Ottema assumed that Aldland went down during the Cimbrian Flood, and he thought that was in 2194 BCE.

He also said that a large stretch of land extended west of Denmark, across the North Sea.

He was right, but that was thousands of years before the 2194 BCE event described in the OLB.

Doggerland got catastrophically flooded around 6150 BCE (a tsunami that lasted for maybe 2 days), and all that was left after that was Dogger Island, the later Doggers Bank.

Dogger Island existed until 5000 BCE.

What never fails to amaze me is that Overwijn (the third Dutch translator of the OLB, after Ottema and Wirth) assumed a date of 6250 BCE for the submergence of Doggerland.

He guessed it or what?? Radiocarbon dating didn't even exist back then, or when he wrote his book about the OLB, it was still in its infancy.

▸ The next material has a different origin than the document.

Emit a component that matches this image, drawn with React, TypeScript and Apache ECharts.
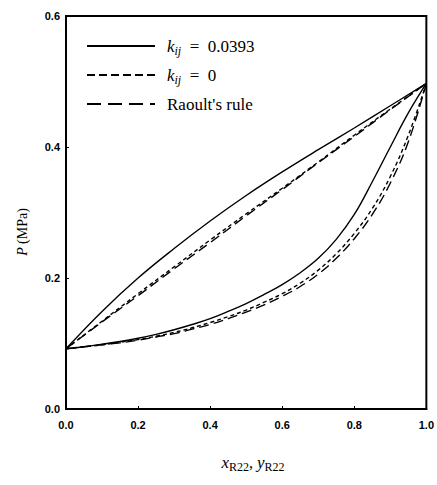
import React, { useEffect, useRef } from "react";
import * as echarts from "echarts";

// Liquid-phase (bubble) compositions and pressures, MPa
const xBubble = [0, 0.1, 0.2, 0.3, 0.4, 0.5, 0.6, 0.7, 0.8, 0.9, 1.0];
const pBubbleKij = [0.092, 0.149, 0.2, 0.245, 0.287, 0.326, 0.362, 0.396, 0.429, 0.463, 0.497];
const pBubbleKij0 = [0.092, 0.134, 0.176, 0.217, 0.258, 0.298, 0.337, 0.377, 0.418, 0.458, 0.497];
const pBubbleRaoult = [0.092, 0.133, 0.173, 0.214, 0.254, 0.295, 0.335, 0.376, 0.416, 0.457, 0.497];

// Vapour-phase (dew) compositions and pressures, MPa
const xDew = [
  0, 0.05, 0.1, 0.15, 0.2, 0.25, 0.3, 0.35, 0.4, 0.45, 0.5,
  0.55, 0.6, 0.65, 0.7, 0.75, 0.8, 0.85, 0.9, 0.95, 1.0,
];
const pDewKij = [
  0.092, 0.095, 0.099, 0.103, 0.108, 0.114, 0.121, 0.129, 0.138, 0.149, 0.161,
  0.175, 0.19, 0.208, 0.23, 0.259, 0.297, 0.347, 0.4, 0.452, 0.497,
];
const pDewKij0 = [
  0.092, 0.095, 0.098, 0.102, 0.106, 0.111, 0.117, 0.124, 0.132, 0.141, 0.151,
  0.163, 0.176, 0.192, 0.212, 0.237, 0.268, 0.306, 0.355, 0.418, 0.497,
];
const pDewRaoult = [
  0.092, 0.095, 0.098, 0.101, 0.105, 0.11, 0.115, 0.122, 0.129, 0.138, 0.148,
  0.159, 0.172, 0.187, 0.206, 0.23, 0.26, 0.297, 0.345, 0.408, 0.497,
];

const xTicks = ["0.0", "0.2", "0.4", "0.6", "0.8", "1.0"];
const yTicks = ["0.0", "0.2", "0.4", "0.6"];

const legendNames = ["0.0393", "0", "Raoult's rule"];

const pairs = (xs: number[], ys: number[]) => xs.map((x, i) => [x, ys[i]]);

const SOLID: any = "solid";
const SHORT = [4, 3];
const LONG = [10, 5];

export default function App() {
  const ref = useRef<HTMLDivElement>(null);

  useEffect(() => {
    if (!ref.current) return;
    const chart = echarts.init(ref.current, undefined, { renderer: "svg" });

    const mk = (name: string, data: number[][], type: any) => ({
      name,
      type: "line",
      data,
      smooth: 0.4,
      showSymbol: false,
      symbol: "none",
      lineStyle: { color: "#000", width: 1.4, type },
      z: 3,
    });

    const legendY = [46, 75, 104];
    const legendDash = [null, [8, 4], [14, 7]];
    const legendGraphics: any[] = [];
    legendY.forEach((y, i) => {
      legendGraphics.push({
        type: "line",
        shape: { x1: 87, y1: y, x2: 155, y2: y },
        style: { stroke: "#000", lineWidth: 2, lineDash: legendDash[i] },
      });
      const txt =
        i < 2
          ? `{k|k}{s|ij}{t|  =  ${legendNames[i]}}`
          : `{t|${legendNames[i]}}`;
      legendGraphics.push({
        type: "text",
        x: 167,
        y,
        style: {
          text: txt,
          verticalAlign: "middle",
          align: "left",
          fill: "#000",
          rich: {
            k: { fontFamily: "Liberation Serif", fontStyle: "italic", fontSize: 17, fill: "#000" },
            s: {
              fontFamily: "Liberation Serif",
              fontStyle: "italic",
              fontSize: 12,
              fill: "#000",
              padding: [10, 0, 0, 0],
            },
            t: { fontFamily: "Liberation Serif", fontSize: 17, fill: "#000" },
          },
        },
      });
    });

    chart.setOption({
      animation: false,
      backgroundColor: "#fff",
      grid: {
        left: 66,
        right: 9,
        top: 16,
        bottom: 76,
        show: true,
        borderColor: "#000",
        borderWidth: 2,
      },
      xAxis: {
        type: "value",
        min: 0,
        max: 1,
        interval: 0.2,
        axisLine: { show: true, lineStyle: { color: "#000", width: 2 } },
        axisTick: { show: true, inside: true, length: 3, lineStyle: { color: "#000" } },
        splitLine: { show: false },
        axisLabel: {
          margin: 10,
          color: "#000",
          fontFamily: "Liberation Sans",
          fontWeight: "bold",
          fontSize: 11,
          showMaxLabel: true,
          formatter: (v: number) => xTicks[Math.round(v / 0.2)] ?? "",
        },
      },
      yAxis: {
        type: "value",
        min: 0,
        max: 0.6,
        interval: 0.2,
        axisLine: { show: true, lineStyle: { color: "#000", width: 2 } },
        axisTick: { show: true, inside: true, length: 3, lineStyle: { color: "#000" } },
        splitLine: { show: false },
        axisLabel: {
          margin: 6,
          color: "#000",
          fontFamily: "Liberation Sans",
          fontWeight: "bold",
          fontSize: 11,
          formatter: (v: number) => yTicks[Math.round(v / 0.2)] ?? "",
        },
      },
      graphic: [
        ...legendGraphics,
        {
          type: "text",
          x: 22,
          y: 232,
          rotation: Math.PI / 2,
          style: {
            text: "{i|P} {t|(MPa)}",
            align: "center",
            verticalAlign: "middle",
            rich: {
              i: { fontFamily: "Liberation Serif", fontStyle: "italic", fontSize: 14, fill: "#000" },
              t: { fontFamily: "Liberation Serif", fontSize: 14, fill: "#000" },
            },
          },
        },
        {
          type: "text",
          x: 253,
          y: 462,
          style: {
            text: "{i|x}{s|R22}{t|, }{i|y}{s|R22}",
            align: "center",
            verticalAlign: "middle",
            rich: {
              i: { fontFamily: "Liberation Serif", fontStyle: "italic", fontSize: 17, fill: "#000" },
              s: { fontFamily: "Liberation Serif", fontSize: 12, fill: "#000", padding: [9, 0, 0, 0] },
              t: { fontFamily: "Liberation Serif", fontSize: 16, fill: "#000" },
            },
          },
        },
      ],
      series: [
        mk("kij=0.0393 bubble", pairs(xBubble, pBubbleKij), SOLID),
        mk("kij=0.0393 dew", pairs(xDew, pDewKij), SOLID),
        mk("kij=0 bubble", pairs(xBubble, pBubbleKij0), SHORT),
        mk("kij=0 dew", pairs(xDew, pDewKij0), SHORT),
        mk("Raoult bubble", pairs(xBubble, pBubbleRaoult), LONG),
        mk("Raoult dew", pairs(xDew, pDewRaoult), LONG),
      ],
    });

    return () => chart.dispose();
  }, []);

  return (
    <div
      ref={ref}
      style={{ position: "fixed", left: 0, top: 0, width: 437, height: 485 }}
    />
  );
}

The submersion of Âtland happened in the year 2193 BC - not in 2194 BC. By utilizing our current Gregorian Calendar the division 'before' and 'after' Christ or Our Time creates an extra year 0 when calculating mathematically from one side to the other, using the numbering at each side. It is because the Gregorian Calendar starts with year 1 instead of year 0. The Julian Calendar, which was the one in use when Hidde Oera Linda wrote his letter in AD 1256, didn't do that, it started with year 0 - and that calendar was utilized until AD 1582.

Accordingly, Hidde wrote his letter in AD 1255 according to our Gregorian Calendar - not in AD 1256; and Liko Ovira Linda wrote his letter in the year AD 802 - not in AD 803.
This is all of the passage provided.